Signs of cancer can be spotted years before diagnosis, says study that could lead to early detection
Early signs of cancer can appear years before the disease is diagnosed in a person, says the largest ever study of cancer genetics.
Developing tests for these genetic signs could provide new ways to spot cancer early, say researchers who analyzed 47 million genetic changes in more than 2,600 human tumors, across 38 cancer types. This ranged from common cancers like colorectal and breast cancers to rare cancer types, including pancreatic and brain cancers.
Cancer occurs when mutations or changes are introduced into healthy cells as they grow and divide. A new method developed by the experts can identify mutations that occurred years, sometimes even decades, before the tumor appeared. This opens a window of opportunity for early cancer detection.
The analysis has enabled researchers to create the first complete atlas of genomes to compare the cancers and find the common mutations between them. This is an atlas of the root causes of all common forms of cancer.
It has been created by an effort known as PCAWG — the Pan Cancer Analysis of Whole Genomes or the Pan-Cancer Project. The project, involving over 1,300 scientists and clinicians from 37 countries, represents the culmination of more than a decade of ground-breaking work in studying the cancer genome, as well as creating a huge resource of primary cancer genomes.
The researchers identified cancer types in which mutations tend to happen particularly early, for example, ovarian cancer and two types of brain tumors — glioblastoma and medulloblastoma.
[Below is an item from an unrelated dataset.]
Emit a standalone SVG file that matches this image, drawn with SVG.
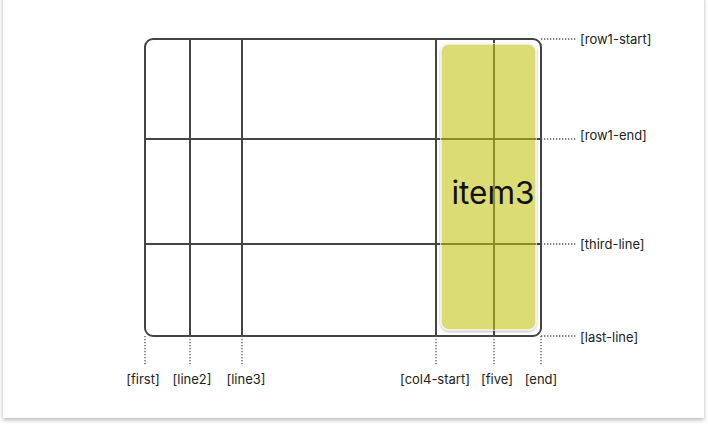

The team also revealed the specific changes that are likely to happen early in each of the more than 30 cancer types.
“We've developed the first timelines of genetic mutations across the spectrum of cancer types. For more than 30 cancers, we now know what specific genetic changes are likely to happen, and when these are likely to take place. Unlocking these patterns means it should now be possible to develop new diagnostic tests that pick up signs of cancer much earlier," says Peter Van Loo, co-lead author and group leader in the Cancer Genomics Laboratory at the Crick, in the analysis.
Previously, researchers had studied only the mutations found in protein-coding regions — which is just 1 percent of the genome. The atlas includes the non-coding regions that makeup 99% of the genome.
The findings have been published in over 20 papers in Nature and its affiliated journals.
The cancer 'drivers'
There are many different ways that your genetic blueprint can be damaged and that damage can ultimately give rise to the development of cancer. For each given cancer type there are particular types of damage.
Researchers found on average, any given tumor has four to five key mutations — changes to the genetic blueprint — that are responsible for driving that disease. Those mutations can vary a great deal for each cancer type. Previously, researchers were aware of one or two drivers, that is, genetic changes that contribute to cancer.
By looking at how many times a single change had been replicated and copied across chromosomes, the researchers were able to determine the order in which they happened and the relative timing between them.
Using this method, they found that just over 20 percent of mutations can be considered early events in a tumor's development, with some of these changes taking place years, even decades, before the cancer is found. Of these early mutations, half fall within the same nine genes, meaning there is a small number of genes that are common drivers of early cancer development.
According to the researchers, this work is helping to answer a long-standing medical difficulty — why two patients with what appears to be the same cancer can have very different outcomes to the same drug treatment.
“We show that the reasons for these different behaviors are written in the DNA. The genome of each patient's cancer is unique, but there are a finite set of recurring patterns, so with large enough studies we can identify all these patterns to optimize diagnosis and treatment," said Dr Peter Campbell, member of the Pan-Cancer Project steering committee and Head of Cancer, Ageing and Somatic Mutation at the Wellcome Sanger Institute, UK.
According to the analysis, one of the most common early changes in many cancers, including ovarian cancer, affects a gene called TP53. In glioblastoma, an extra copy of chromosome 7 is very frequently gained early, while for pancreatic and neuroendocrine cancers, several chromosomes are lost in the initial stages of tumor development, says the analysis.
"What's extraordinary is how some of the genetic changes appear to have occurred many years before diagnosis, long before any other signs that a cancer may develop, and perhaps even in apparently normal tissue," said Clemency Jolly, co-lead author and Ph.D. student in the Cancer Genomics Laboratory at the Crick, in the study findings.
University of Melbourne Professor Sean Grimmond, who holds the Bertalli Chair in Cancer Medicine, said the atlas provides a solid foundation to understand which pathways may be damaged in each cancer type. Researchers are close to cataloging all of the biological pathways involved in cancer and having a fuller picture of their actions in the genome.
The team said now that there is a harmonized dataset, experts can start to learn from their knowledge of one cancer and apply it to another. For example, if there is a mutation in breast cancer that may be vulnerable to a particular therapy, we can answer the question of how frequent is that same mutation occurring in other cancer types.
"This research will help identify what types of genetic tests are needed for each cancer type — filling in potential existing gaps that we did not even know were there. It demonstrates better than ever before how similar damage can cause cancer in different tissues — implications mean that a breast cancer drug, for example, could be effectively used to treat oesophageal cancer,” said Grimmond.